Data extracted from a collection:

::::::

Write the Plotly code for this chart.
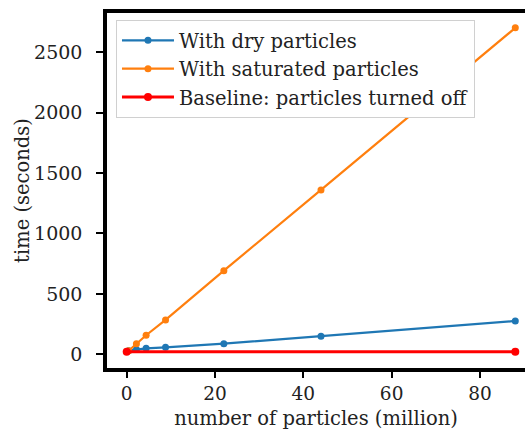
import plotly.graph_objects as go

x_particles = [0.44, 2.2, 4.4, 8.8, 22, 44, 88]
dry_time = [30, 40, 50, 58, 88, 150, 276]
sat_time = [30, 88, 158, 285, 692, 1360, 2700]
base_x = [0, 88]
base_time = [22, 22]

FONT = "DejaVu Serif"

fig = go.Figure()
fig.add_trace(go.Scatter(x=x_particles, y=dry_time, mode="lines+markers",
                         name="With dry particles", cliponaxis=False,
                         line=dict(color="#1f77b4", width=2.2), marker=dict(size=7)))
fig.add_trace(go.Scatter(x=x_particles, y=sat_time, mode="lines+markers",
                         name="With saturated particles", cliponaxis=False,
                         line=dict(color="#ff7f0e", width=2.2), marker=dict(size=7)))
fig.add_trace(go.Scatter(x=base_x, y=base_time, mode="lines+markers",
                         name="Baseline: particles turned off", cliponaxis=False,
                         line=dict(color="red", width=3), marker=dict(size=8)))

fig.update_layout(
    width=525, height=430,
    margin=dict(l=107, r=0, t=13, b=60),
    paper_bgcolor="white", plot_bgcolor="white",
    font=dict(family=FONT, size=19.5, color="#222"),
    showlegend=True,
    legend=dict(x=0.0215, y=0.98, xanchor="left", yanchor="top",
                bgcolor="white", bordercolor="#d0d0d0", borderwidth=1,
                font=dict(family=FONT, size=19.5, color="#222"),
                itemwidth=52, tracegroupgap=0),
)
fig.update_xaxes(range=[-4.46, 90.2], tickvals=[0, 20, 40, 60, 80],
                 showgrid=False, zeroline=False,
                 showline=True, linecolor="black", linewidth=3.5, mirror=True,
                 ticks="outside", ticklen=6, tickwidth=1.5, tickcolor="black",
                 ticklabelstandoff=0,
                 title=dict(text="number of particles (million)", font=dict(size=19.5), standoff=12),
                 tickfont=dict(size=18.5))
fig.update_yaxes(range=[-113, 2823], tickvals=[0, 500, 1000, 1500, 2000, 2500],
                 showgrid=False, zeroline=False,
                 showline=True, linecolor="black", linewidth=3.5, mirror=False,
                 ticks="outside", ticklen=7, tickwidth=1.5, tickcolor="black",
                 ticklabelstandoff=10,
                 title=dict(text="time (seconds)", font=dict(size=19.5), standoff=0),
                 tickfont=dict(size=19))

fig.write_html("out.html", config={"displayModeBar": False},
               post_script="document.body.style.margin='0';")
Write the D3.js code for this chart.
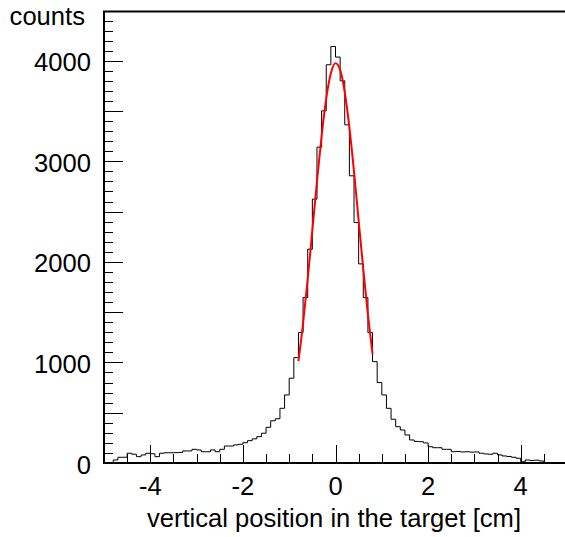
<!DOCTYPE html>
<html>
<head>
<meta charset="utf-8">
<script src="https://cdn.jsdelivr.net/npm/d3@7"></script>
<style>
    body { margin: 0; background: #fff; }
    text { font-family: "Liberation Sans", Arial, sans-serif; fill: #000; }
</style>
</head>
<body>
<script>
// histogram: 100 bins of 0.1 cm from -5 to 5
var binLow = -5,
    binWidth = 0.1;

var counts = [
    0, 0, 30, 57, 57, 97, 87, 63, 80, 97,
    92, 63, 97, 102, 102, 103, 105, 120, 120, 136,
    130, 112, 112, 130, 112, 136, 169, 169, 180, 186,
    202, 222, 240, 262, 296, 355, 420, 440, 544, 677,
    843, 1048, 1297, 1645, 2126, 2624, 3141, 3502, 3960, 4142,
    4037, 3801, 3363, 2856, 2391, 1980, 1645, 1297, 1008, 800,
    677, 544, 435, 361, 328, 279, 229, 215, 212, 200,
    162, 152, 152, 136, 136, 112, 115, 110, 112, 108,
    110, 97, 90, 87, 97, 80, 70, 65, 57, 47,
    13, 30, 25, 28, 20, 0, 0, 0, 0, 0
];

// gaussian fit
var fitX = [-0.8, -0.7, -0.6, -0.5, -0.4, -0.3, -0.2, -0.1, 0, 0.1, 0.2, 0.3, 0.4, 0.5, 0.6, 0.7, 0.8];
var fitY = [1014, 1391, 1831, 2313, 2801, 3254, 3626, 3876, 3975, 3909, 3687, 3337, 2896, 2411, 1926, 1475, 1084];

var xLabels = [-4, -2, 0, 2, 4],
    yLabels = [0, 1000, 2000, 3000, 4000];

var xTitle = "vertical position in the target [cm]",
    yTitle = "counts";

var width = 565,
    height = 537,
    fontSize = "25.6px";

var svg = d3.select("body").append("svg")
    .attr("width", width)
    .attr("height", height);

var x = d3.scaleLinear().domain([-5, 5]).range([104, 567]);
var y = d3.scaleLinear().domain([0, 4490]).range([463, 11.5]);

// frame
svg.append("rect")
    .attr("x", x(-5))
    .attr("y", y(4490))
    .attr("width", x(5) - x(-5))
    .attr("height", y(0) - y(4490))
    .attr("fill", "none")
    .attr("stroke", "#000")
    .attr("stroke-width", 2);

// y ticks: long every 500, short every 100
var yTicks = d3.range(0, 4490, 100);
svg.selectAll(".ytick")
    .data(yTicks)
    .enter().append("line")
    .attr("class", "ytick")
    .attr("x1", x(-5))
    .attr("x2", function (d) {
        return x(-5) + (d % 500 == 0 ? 19 : 9);
    })
    .attr("y1", function (d) { return Math.round(y(d)) + 0.5; })
    .attr("y2", function (d) { return Math.round(y(d)) + 0.5; })
    .attr("stroke", "#000")
    .attr("stroke-width", 1);

// x ticks: long every 2, short every 0.5
var xTicks = d3.range(-4.5, 5, 0.5);
svg.selectAll(".xtick")
    .data(xTicks)
    .enter().append("line")
    .attr("class", "xtick")
    .attr("x1", function (d) { return Math.round(x(d)) + 0.5; })
    .attr("x2", function (d) { return Math.round(x(d)) + 0.5; })
    .attr("y1", y(0))
    .attr("y2", function (d) {
        return y(0) - (Math.abs(d % 2) < 1e-6 ? 18 : 9);
    })
    .attr("stroke", "#000")
    .attr("stroke-width", 1);

svg.selectAll(".ylabel")
    .data(yLabels)
    .enter().append("text")
    .attr("class", "ylabel")
    .attr("x", 91)
    .attr("y", function (d) { return y(d) + 10.5; })
    .attr("text-anchor", "end")
    .style("font-size", fontSize)
    .text(function (d) { return d; });

svg.selectAll(".xlabel")
    .data(xLabels)
    .enter().append("text")
    .attr("class", "xlabel")
    .attr("x", function (d) { return x(d); })
    .attr("y", 495)
    .attr("text-anchor", "middle")
    .style("font-size", fontSize)
    .text(function (d) { return d; });

svg.append("text")
    .attr("x", 521)
    .attr("y", 527)
    .attr("text-anchor", "end")
    .style("font-size", fontSize)
    .text(xTitle);

svg.append("text")
    .attr("x", 85)
    .attr("y", 25)
    .attr("text-anchor", "end")
    .style("font-size", fontSize)
    .text(yTitle);

// histogram outline as steps
var steps = [[binLow, 0]];
counts.forEach(function (c, i) {
    steps.push([binLow + i * binWidth, c]);
    steps.push([binLow + (i + 1) * binWidth, c]);
});
steps.push([binLow + counts.length * binWidth, 0]);

var line = d3.line()
    .x(function (d) { return x(d[0]); })
    .y(function (d) { return y(d[1]); });

svg.append("path")
    .datum(steps)
    .attr("d", line)
    .attr("fill", "none")
    .attr("stroke", "#000")
    .attr("stroke-width", 1);

var fitLine = d3.line()
    .x(function (d, i) { return x(fitX[i]); })
    .y(function (d) { return y(d); })
    .curve(d3.curveMonotoneX);

svg.append("path")
    .datum(fitY)
    .attr("d", fitLine)
    .attr("fill", "none")
    .attr("stroke", "#f00")
    .attr("stroke-width", 2);
</script>
</body>
</html>
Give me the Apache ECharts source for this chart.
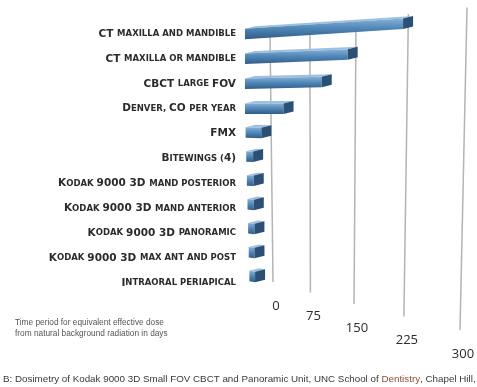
<!DOCTYPE html>
<html>
<head>
<meta charset="utf-8">
<script src="https://cdn.jsdelivr.net/npm/echarts@6/dist/echarts.min.js"></script>
<style>
  html, body { margin: 0; padding: 0; background: #fff; }
  #main { width: 477px; height: 387px; }
</style>
</head>
<body>
<div id="main"></div>
<script>
// 类目（从上到下）
const categories = [
  'CT maxilla and mandible',
  'CT maxilla or mandible',
  'CBCT large FOV',
  'Denver, CO per year',
  'FMX',
  'Bitewings (4)',
  'Kodak 9000 3D mand posterior',
  'Kodak 9000 3D mand anterior',
  'Kodak 9000 3D panoramic',
  'Kodak 9000 3D max ant and post',
  'Intraoral periapical'
]
// 天数
const days = [228, 157, 121, 64, 27, 12, 12, 11, 11, 10, 10]
// 刻度
const ticks = [0, 75, 150, 225, 300]

const noteLines = [
  'Time period for equivalent effective dose',
  'from natural background radiation in days'
]

// 把 "Kodak 9000" 变成小型大写字母的 rich 文本
function smallCaps(str) {
  let out = ''
  let cur = null
  let buf = ''
  for (const ch of str) {
    let k
    if (/[A-Z0-9]/.test(ch)) k = 'a'
    else if (/[a-z]/.test(ch)) k = 'b'
    else k = cur || 'a'
    if (k !== cur && buf) { out += '{' + cur + '|' + buf + '}'; buf = '' }
    cur = k
    buf += (k === 'b' ? ch.toUpperCase() : ch)
  }
  if (buf) out += '{' + cur + '|' + buf + '}'
  return out
}

// 透视：后墙上的 x（t 为 0~1）
function backX(cs, t) {
  return cs.x + cs.width * (t - 0.256 * t * (1 - t))
}
// 前面柱子的 x
function frontX(cs, t) {
  return backX(cs, t) - 25 * (1 - t)
}

const chart = echarts.init(document.getElementById('main'))

const option = {
  animation: false,
  grid: { left: 270, right: 12, top: 21.5, bottom: 91.5 },
  xAxis: { type: 'value', min: 0, max: 300, interval: 75, show: false },
  yAxis: {
    type: 'category',
    data: categories,
    inverse: true,
    axisLine: { show: false },
    axisTick: { show: false },
    splitLine: { show: false },
    axisLabel: {
      margin: 34,
      formatter: v => smallCaps(v),
      rich: {
        a: { fontFamily: 'DejaVu Sans', fontWeight: 'bold', fontSize: 10.5, color: '#2b2b2b' },
        b: { fontFamily: 'DejaVu Sans', fontWeight: 'bold', fontSize: 8.5, color: '#2b2b2b' }
      }
    }
  },
  series: [
    {
      // 网格线 + 刻度文字
      type: 'custom',
      z: 1,
      data: ticks.map(v => [v, 0]),
      renderItem: (params, api) => {
        const cs = params.coordSys
        const p = api.coord([api.value(0), 0])
        const t = (p[0] - cs.x) / cs.width
        const xTop = backX(cs, t) + 2 * t
        const xBot = backX(cs, t) + 3 - 8 * t
        const yTop = cs.y + 12 - 26 * t
        const yBot = cs.y + cs.height - 13.5 + 40 * t + 8 * t * t
        return {
          type: 'group',
          children: [
            {
              type: 'line',
              shape: { x1: xTop, y1: yTop, x2: xBot, y2: yBot },
              style: { stroke: '#b4b4b4', lineWidth: 1.5 }
            },
            {
              type: 'text',
              x: xBot + 3,
              y: yBot + 24,
              style: {
                text: String(api.value(0)),
                fill: '#2a2a2a',
                font: '13px "Open Sans"',
                align: 'center',
                verticalAlign: 'middle'
              }
            }
          ]
        }
      }
    },
    {
      // 立体柱子
      type: 'custom',
      z: 2,
      data: days.map((v, i) => [v, i]),
      renderItem: (params, api) => {
        const cs = params.coordSys
        const idx = api.value(1)
        const p0 = api.coord([0, idx])
        const p1 = api.coord([api.value(0), idx])
        const horizon = api.coord([0, 3])[1]
        const t = (p1[0] - cs.x) / cs.width
        const x0 = frontX(cs, 0) + Math.max(0, p0[1] - horizon) * 0.025
        const x1 = frontX(cs, t) + Math.max(0, p0[1] - horizon) * 0.025
        const yl = p0[1] - Math.max(0, p0[1] - horizon) * 0.04
        const yr = yl + (p0[1] - horizon) * 0.00087 * (x1 - x0)
        const h = 10.5
        const d = 10
        const dy = -2.5
        const face = [[x0, yl - h / 2], [x1, yr - h / 2], [x1, yr + h / 2], [x0, yl + h / 2]]
        const top = [[x0, yl - h / 2], [x0 + d, yl - h / 2 + dy], [x1 + d, yr - h / 2 + dy], [x1, yr - h / 2]]
        const cap = [[x1, yr - h / 2], [x1 + d, yr - h / 2 + dy], [x1 + d, yr + h / 2 + dy], [x1, yr + h / 2]]
        return {
          type: 'group',
          children: [
            { type: 'polygon', shape: { points: top }, style: { fill: '#9cc0de' } },
            {
              type: 'polygon',
              shape: { points: face },
              style: {
                fill: new echarts.graphic.LinearGradient(0, 0, 0, 1, [
                  { offset: 0, color: '#86b1d7' },
                  { offset: 0.45, color: '#5289ba' },
                  { offset: 1, color: '#2f5d88' }
                ])
              }
            },
            { type: 'polygon', shape: { points: cap }, style: { fill: '#2b5075' } }
          ]
        }
      }
    }
  ],
  graphic: [
    {
      type: 'text',
      left: 15,
      top: 317,
      style: {
        text: noteLines.join('\n'),
        fill: '#555',
        font: '8.3px "Liberation Sans"',
        lineHeight: 11
      }
    },
    {
      type: 'text',
      left: 3,
      top: 374,
      style: {
        text: '{n|B: Dosimetry of Kodak 9000 3D Small FOV CBCT and Panoramic Unit, UNC School of }{r|Dentistry}{n|, Chapel Hill,}',
        rich: {
          n: { fill: '#3a3a3a', fontFamily: 'Liberation Sans', fontSize: 9.8 },
          r: { fill: '#9a4a3a', fontFamily: 'Liberation Sans', fontSize: 9.8 }
        }
      }
    }
  ]
}

chart.setOption(option)
</script>
</body>
</html>
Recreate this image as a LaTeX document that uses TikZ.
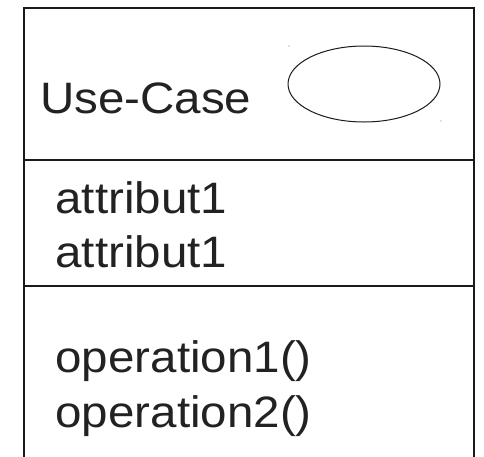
\documentclass[tikz,border=0pt]{standalone}
\usepackage{fontspec}
\usepackage{graphicx}
\setmainfont{Liberation Sans}
\definecolor{txt}{HTML}{222222}
\definecolor{edge}{HTML}{1A1A1A}
\begin{document}
\begin{tikzpicture}[x=1pt,y=-1pt,
  lbl/.style={anchor=base west,inner sep=0pt,outer sep=0pt,text=txt,font=\fontsize{44}{54}\selectfont},
  frame/.style={draw=edge,line width=1.4pt},
  thin/.style={draw=edge,line width=1pt}]
\useasboundingbox (0,0) rectangle (484,456);
\draw[frame] (24,470) -- (24,8) -- (474,8) -- (474,470);
\draw[frame] (24,160) -- (474,160);
\draw[frame] (24,286) -- (474,286);
\node[lbl] (uc) at (40,113) {\scalebox{1.08}[1]{Use-Case}};
\draw[thin] (364,84) ellipse [x radius=76, y radius=38];
\fill[gray] (289,46) circle (0.6);
\fill[gray] (441,121) circle (0.6);
\node[lbl] (a1) at (55.5,213) {\scalebox{1.08}[1]{attribut1}};
\node[lbl] (a2) at (55.5,267) {\scalebox{1.08}[1]{attribut1}};
\node[lbl] (o1) at (55.5,372) {\scalebox{1.08}[1]{operation1()}};
\node[lbl] (o2) at (55.5,427) {\scalebox{1.08}[1]{operation2()}};
\end{tikzpicture}
\end{document}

::::::

-- SHORT EXERCISE --
Using the entries above, state how many lines include the word "code", with no other words.

-- RIGHT ANSWER --
2